Task:
Leave out the pictures, then output the lines of the records below from the first through the one containing "const canvasRef = useRef<HTMLCanvasElement".

+---+

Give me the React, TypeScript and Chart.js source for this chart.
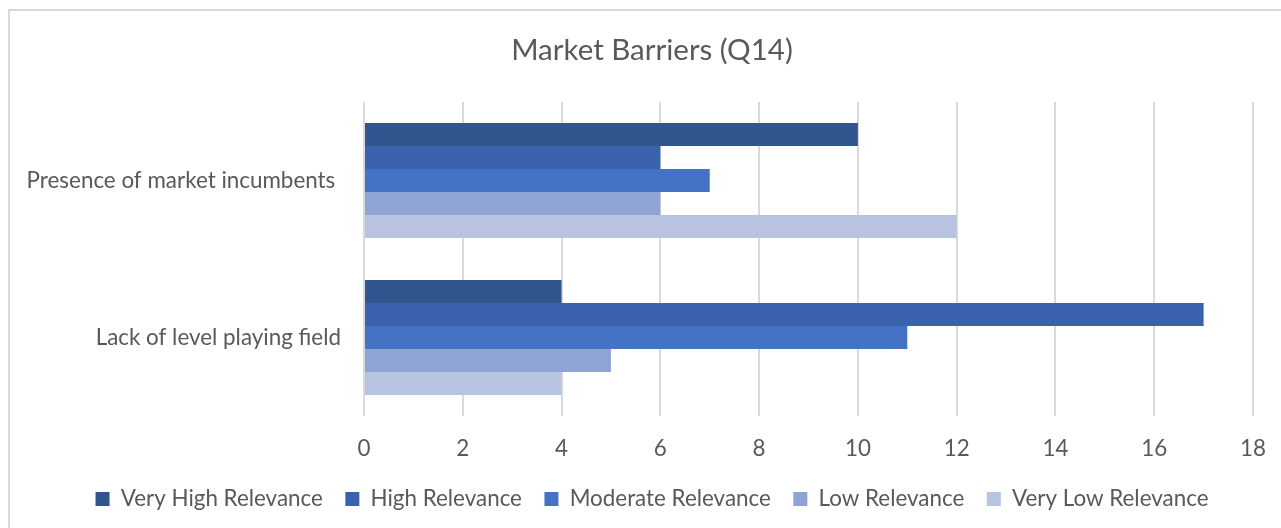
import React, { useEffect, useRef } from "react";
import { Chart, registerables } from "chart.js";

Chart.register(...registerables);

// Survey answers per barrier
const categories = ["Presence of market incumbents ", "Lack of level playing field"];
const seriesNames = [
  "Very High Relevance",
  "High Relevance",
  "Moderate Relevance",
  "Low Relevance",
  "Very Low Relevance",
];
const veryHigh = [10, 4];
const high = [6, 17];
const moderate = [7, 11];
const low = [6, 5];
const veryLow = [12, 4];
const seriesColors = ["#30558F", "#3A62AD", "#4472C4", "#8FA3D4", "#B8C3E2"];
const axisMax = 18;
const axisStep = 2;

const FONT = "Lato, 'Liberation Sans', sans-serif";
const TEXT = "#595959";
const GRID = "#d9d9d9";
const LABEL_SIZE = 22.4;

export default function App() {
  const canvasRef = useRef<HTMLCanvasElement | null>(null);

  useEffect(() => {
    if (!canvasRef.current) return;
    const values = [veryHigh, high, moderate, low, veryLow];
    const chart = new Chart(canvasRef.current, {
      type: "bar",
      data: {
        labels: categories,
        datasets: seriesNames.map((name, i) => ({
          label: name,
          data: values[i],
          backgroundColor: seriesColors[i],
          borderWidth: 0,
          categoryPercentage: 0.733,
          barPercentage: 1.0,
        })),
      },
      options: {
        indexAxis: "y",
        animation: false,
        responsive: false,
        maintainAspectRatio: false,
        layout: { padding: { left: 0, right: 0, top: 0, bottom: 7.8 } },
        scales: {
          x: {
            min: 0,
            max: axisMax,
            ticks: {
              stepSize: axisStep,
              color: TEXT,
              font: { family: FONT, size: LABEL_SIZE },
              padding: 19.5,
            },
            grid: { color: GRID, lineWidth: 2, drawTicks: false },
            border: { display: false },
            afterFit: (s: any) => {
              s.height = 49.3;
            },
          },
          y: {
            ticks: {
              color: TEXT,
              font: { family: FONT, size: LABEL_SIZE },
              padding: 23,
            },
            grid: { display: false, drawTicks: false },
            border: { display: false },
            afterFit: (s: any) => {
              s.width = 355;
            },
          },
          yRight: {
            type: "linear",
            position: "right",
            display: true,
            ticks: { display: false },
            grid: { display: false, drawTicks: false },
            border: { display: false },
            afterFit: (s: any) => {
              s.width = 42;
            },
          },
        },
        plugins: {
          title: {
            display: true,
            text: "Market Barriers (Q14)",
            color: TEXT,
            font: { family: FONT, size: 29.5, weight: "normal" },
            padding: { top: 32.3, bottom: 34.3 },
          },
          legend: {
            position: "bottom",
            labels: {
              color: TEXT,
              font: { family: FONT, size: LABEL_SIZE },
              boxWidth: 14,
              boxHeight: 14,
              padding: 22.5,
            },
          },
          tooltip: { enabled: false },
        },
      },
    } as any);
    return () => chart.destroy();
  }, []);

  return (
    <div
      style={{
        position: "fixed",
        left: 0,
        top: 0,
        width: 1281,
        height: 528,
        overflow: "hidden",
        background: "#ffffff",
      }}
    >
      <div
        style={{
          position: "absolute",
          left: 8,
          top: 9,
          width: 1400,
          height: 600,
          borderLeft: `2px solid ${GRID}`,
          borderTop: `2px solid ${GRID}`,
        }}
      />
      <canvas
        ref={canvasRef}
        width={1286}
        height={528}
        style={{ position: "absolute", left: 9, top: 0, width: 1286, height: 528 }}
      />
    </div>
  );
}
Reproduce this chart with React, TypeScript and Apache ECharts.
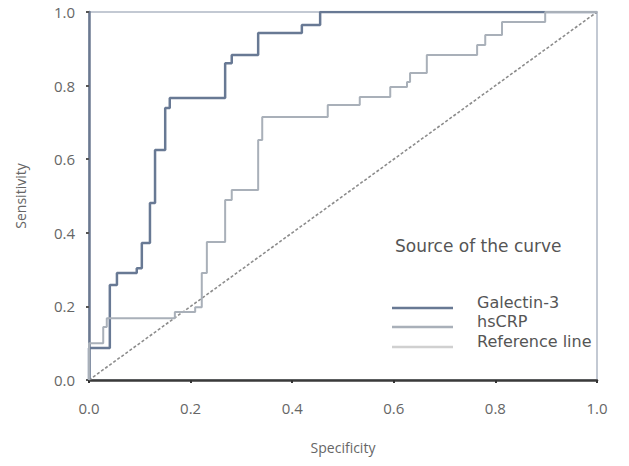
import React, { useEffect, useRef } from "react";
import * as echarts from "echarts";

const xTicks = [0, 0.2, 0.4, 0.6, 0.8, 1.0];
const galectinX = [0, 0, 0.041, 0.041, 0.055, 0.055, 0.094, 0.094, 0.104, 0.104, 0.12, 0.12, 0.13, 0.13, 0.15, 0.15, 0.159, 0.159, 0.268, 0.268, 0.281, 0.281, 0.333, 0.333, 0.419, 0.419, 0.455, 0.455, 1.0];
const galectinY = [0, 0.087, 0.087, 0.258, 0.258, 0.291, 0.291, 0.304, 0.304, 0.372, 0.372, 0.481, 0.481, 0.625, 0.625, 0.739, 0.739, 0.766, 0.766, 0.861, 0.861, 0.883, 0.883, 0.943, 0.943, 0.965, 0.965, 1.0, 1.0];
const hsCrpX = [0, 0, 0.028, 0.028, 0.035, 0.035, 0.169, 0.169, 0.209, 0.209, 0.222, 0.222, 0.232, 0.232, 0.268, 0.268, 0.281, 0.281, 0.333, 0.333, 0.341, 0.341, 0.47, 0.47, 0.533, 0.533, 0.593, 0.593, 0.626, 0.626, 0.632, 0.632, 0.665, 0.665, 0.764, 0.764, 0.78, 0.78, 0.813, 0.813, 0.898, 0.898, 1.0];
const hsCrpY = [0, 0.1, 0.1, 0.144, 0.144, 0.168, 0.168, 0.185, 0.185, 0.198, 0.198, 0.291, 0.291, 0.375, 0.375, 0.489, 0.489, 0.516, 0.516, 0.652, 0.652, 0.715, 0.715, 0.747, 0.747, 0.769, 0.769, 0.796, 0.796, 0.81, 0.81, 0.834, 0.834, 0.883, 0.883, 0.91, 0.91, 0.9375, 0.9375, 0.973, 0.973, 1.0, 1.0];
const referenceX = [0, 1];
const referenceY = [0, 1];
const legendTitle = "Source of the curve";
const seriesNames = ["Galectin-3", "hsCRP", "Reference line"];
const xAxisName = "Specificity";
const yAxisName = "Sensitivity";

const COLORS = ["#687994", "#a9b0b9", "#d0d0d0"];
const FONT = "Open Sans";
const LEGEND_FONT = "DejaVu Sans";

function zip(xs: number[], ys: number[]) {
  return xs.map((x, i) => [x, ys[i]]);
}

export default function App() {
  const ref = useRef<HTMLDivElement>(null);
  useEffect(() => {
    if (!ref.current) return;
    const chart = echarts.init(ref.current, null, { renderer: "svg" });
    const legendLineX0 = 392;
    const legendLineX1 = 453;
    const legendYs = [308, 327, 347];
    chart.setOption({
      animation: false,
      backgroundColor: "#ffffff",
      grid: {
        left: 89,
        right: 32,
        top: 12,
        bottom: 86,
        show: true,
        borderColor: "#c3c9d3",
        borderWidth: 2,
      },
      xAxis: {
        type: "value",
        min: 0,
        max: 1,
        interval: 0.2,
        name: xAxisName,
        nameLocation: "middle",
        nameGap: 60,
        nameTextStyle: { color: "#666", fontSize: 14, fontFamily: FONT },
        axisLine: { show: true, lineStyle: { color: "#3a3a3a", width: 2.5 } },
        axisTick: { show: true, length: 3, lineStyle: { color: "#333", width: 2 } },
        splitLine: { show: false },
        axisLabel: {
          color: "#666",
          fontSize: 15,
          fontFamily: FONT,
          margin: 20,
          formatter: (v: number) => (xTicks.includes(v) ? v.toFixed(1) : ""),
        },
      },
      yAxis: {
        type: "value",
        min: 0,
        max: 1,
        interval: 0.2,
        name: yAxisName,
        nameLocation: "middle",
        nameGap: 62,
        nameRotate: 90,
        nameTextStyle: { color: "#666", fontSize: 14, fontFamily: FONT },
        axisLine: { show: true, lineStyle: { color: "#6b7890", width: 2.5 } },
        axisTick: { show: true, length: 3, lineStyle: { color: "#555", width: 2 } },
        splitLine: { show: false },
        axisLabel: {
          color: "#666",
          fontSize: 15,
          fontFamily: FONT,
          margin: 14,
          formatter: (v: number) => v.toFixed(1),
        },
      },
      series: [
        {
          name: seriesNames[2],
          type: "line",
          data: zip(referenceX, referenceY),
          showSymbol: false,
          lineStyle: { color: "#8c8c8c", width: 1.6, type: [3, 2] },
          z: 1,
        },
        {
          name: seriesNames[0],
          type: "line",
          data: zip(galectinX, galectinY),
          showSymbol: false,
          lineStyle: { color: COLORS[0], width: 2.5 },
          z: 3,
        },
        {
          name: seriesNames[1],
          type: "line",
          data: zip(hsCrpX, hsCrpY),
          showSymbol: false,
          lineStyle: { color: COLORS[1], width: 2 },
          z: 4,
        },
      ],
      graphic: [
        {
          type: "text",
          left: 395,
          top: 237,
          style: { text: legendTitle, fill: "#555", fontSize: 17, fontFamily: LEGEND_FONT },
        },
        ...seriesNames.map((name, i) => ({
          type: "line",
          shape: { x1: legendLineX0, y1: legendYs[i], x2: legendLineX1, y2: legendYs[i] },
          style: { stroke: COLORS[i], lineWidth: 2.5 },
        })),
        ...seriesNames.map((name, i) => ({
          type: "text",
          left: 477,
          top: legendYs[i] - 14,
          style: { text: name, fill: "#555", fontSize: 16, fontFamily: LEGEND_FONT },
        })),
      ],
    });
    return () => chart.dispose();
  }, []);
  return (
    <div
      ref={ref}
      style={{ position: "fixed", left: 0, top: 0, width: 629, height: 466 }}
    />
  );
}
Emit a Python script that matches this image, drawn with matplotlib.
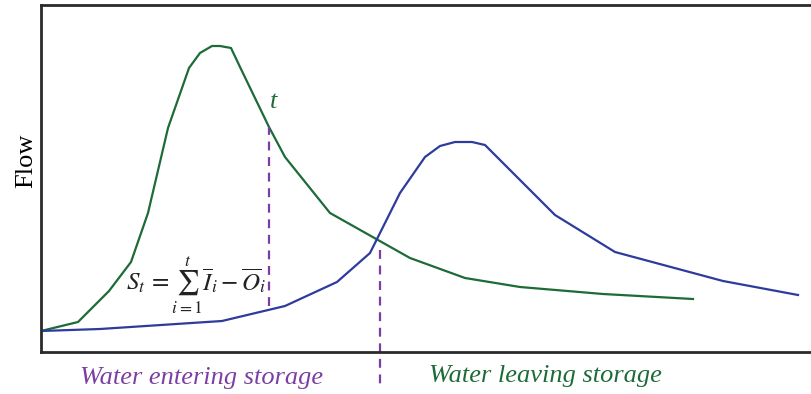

+---+

Reply:
Give me the React, TypeScript and Chart.js source for this chart.
import React, { useEffect, useRef } from "react";
import { Chart, registerables } from "chart.js";

Chart.register(...registerables);

// Survey answers per barrier
const categories = ["Presence of market incumbents ", "Lack of level playing field"];
const seriesNames = [
  "Very High Relevance",
  "High Relevance",
  "Moderate Relevance",
  "Low Relevance",
  "Very Low Relevance",
];
const veryHigh = [10, 4];
const high = [6, 17];
const moderate = [7, 11];
const low = [6, 5];
const veryLow = [12, 4];
const seriesColors = ["#30558F", "#3A62AD", "#4472C4", "#8FA3D4", "#B8C3E2"];
const axisMax = 18;
const axisStep = 2;

const FONT = "Lato, 'Liberation Sans', sans-serif";
const TEXT = "#595959";
const GRID = "#d9d9d9";
const LABEL_SIZE = 22.4;

export default function App() {
  const canvasRef = useRef<HTMLCanvasElement | null>(null);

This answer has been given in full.